▶ [DIRECTIVE]
Return the lines below exactly, from the first line to the line that contains "(435,395) ellipse [x". Leave out pictures.
◇ ◇ ◇ ◇ ◇ ◇ ◇
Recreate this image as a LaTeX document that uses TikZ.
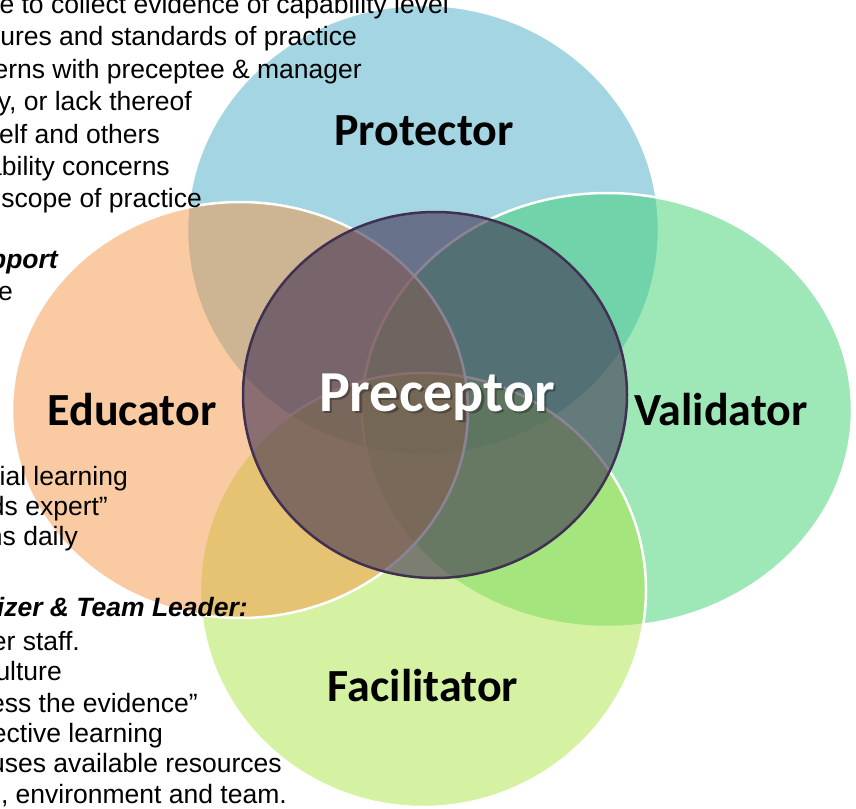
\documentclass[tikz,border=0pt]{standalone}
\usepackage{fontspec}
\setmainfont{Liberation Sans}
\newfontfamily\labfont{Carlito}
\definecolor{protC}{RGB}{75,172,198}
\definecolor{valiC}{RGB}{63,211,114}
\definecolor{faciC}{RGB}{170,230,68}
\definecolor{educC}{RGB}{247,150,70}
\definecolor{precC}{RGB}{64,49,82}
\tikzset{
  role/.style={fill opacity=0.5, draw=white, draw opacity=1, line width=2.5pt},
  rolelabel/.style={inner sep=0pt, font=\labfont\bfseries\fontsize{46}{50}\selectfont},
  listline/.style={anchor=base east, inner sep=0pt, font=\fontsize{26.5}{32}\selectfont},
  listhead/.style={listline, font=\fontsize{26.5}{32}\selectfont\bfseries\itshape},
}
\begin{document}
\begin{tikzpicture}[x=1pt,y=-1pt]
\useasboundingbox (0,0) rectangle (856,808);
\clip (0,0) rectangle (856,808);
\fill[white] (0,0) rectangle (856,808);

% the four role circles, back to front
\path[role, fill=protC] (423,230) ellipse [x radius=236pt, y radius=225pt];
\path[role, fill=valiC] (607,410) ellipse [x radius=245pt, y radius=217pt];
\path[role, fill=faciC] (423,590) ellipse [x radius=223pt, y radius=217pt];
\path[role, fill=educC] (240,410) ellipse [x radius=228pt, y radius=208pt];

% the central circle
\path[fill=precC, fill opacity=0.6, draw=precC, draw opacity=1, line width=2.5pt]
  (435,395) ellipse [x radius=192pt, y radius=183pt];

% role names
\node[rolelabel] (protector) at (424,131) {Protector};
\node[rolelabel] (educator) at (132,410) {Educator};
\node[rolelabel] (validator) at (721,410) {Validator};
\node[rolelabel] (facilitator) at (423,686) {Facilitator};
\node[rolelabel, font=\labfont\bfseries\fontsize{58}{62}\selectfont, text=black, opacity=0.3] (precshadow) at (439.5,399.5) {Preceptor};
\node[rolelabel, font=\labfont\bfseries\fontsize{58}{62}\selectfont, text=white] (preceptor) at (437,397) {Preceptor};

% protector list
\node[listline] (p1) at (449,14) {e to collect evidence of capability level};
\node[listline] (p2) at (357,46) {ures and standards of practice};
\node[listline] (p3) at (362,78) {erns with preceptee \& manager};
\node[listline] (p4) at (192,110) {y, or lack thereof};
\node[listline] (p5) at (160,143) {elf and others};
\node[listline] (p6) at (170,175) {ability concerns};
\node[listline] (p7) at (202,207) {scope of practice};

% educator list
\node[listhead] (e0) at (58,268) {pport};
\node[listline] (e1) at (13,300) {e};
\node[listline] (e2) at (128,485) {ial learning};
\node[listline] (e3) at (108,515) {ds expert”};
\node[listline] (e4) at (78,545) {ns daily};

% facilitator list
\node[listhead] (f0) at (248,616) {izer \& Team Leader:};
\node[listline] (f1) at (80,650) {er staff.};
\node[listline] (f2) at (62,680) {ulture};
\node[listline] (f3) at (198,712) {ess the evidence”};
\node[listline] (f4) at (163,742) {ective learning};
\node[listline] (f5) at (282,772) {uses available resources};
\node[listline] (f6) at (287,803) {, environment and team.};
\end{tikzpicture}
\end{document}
◇ ◇ ◇ ◇ ◇ ◇ ◇
▶ [RESULT OF THIS TASK]
Recreate this image as a LaTeX document that uses TikZ.
\documentclass[tikz,border=0pt]{standalone}
\usepackage{fontspec}
\setmainfont{Liberation Sans}
\newfontfamily\labfont{Carlito}
\definecolor{protC}{RGB}{75,172,198}
\definecolor{valiC}{RGB}{63,211,114}
\definecolor{faciC}{RGB}{170,230,68}
\definecolor{educC}{RGB}{247,150,70}
\definecolor{precC}{RGB}{64,49,82}
\tikzset{
  role/.style={fill opacity=0.5, draw=white, draw opacity=1, line width=2.5pt},
  rolelabel/.style={inner sep=0pt, font=\labfont\bfseries\fontsize{46}{50}\selectfont},
  listline/.style={anchor=base east, inner sep=0pt, font=\fontsize{26.5}{32}\selectfont},
  listhead/.style={listline, font=\fontsize{26.5}{32}\selectfont\bfseries\itshape},
}
\begin{document}
\begin{tikzpicture}[x=1pt,y=-1pt]
\useasboundingbox (0,0) rectangle (856,808);
\clip (0,0) rectangle (856,808);
\fill[white] (0,0) rectangle (856,808);

% the four role circles, back to front
\path[role, fill=protC] (423,230) ellipse [x radius=236pt, y radius=225pt];
\path[role, fill=valiC] (607,410) ellipse [x radius=245pt, y radius=217pt];
\path[role, fill=faciC] (423,590) ellipse [x radius=223pt, y radius=217pt];
\path[role, fill=educC] (240,410) ellipse [x radius=228pt, y radius=208pt];

% the central circle
\path[fill=precC, fill opacity=0.6, draw=precC, draw opacity=1, line width=2.5pt]
  (435,395) ellipse [x radius=192pt, y radius=183pt];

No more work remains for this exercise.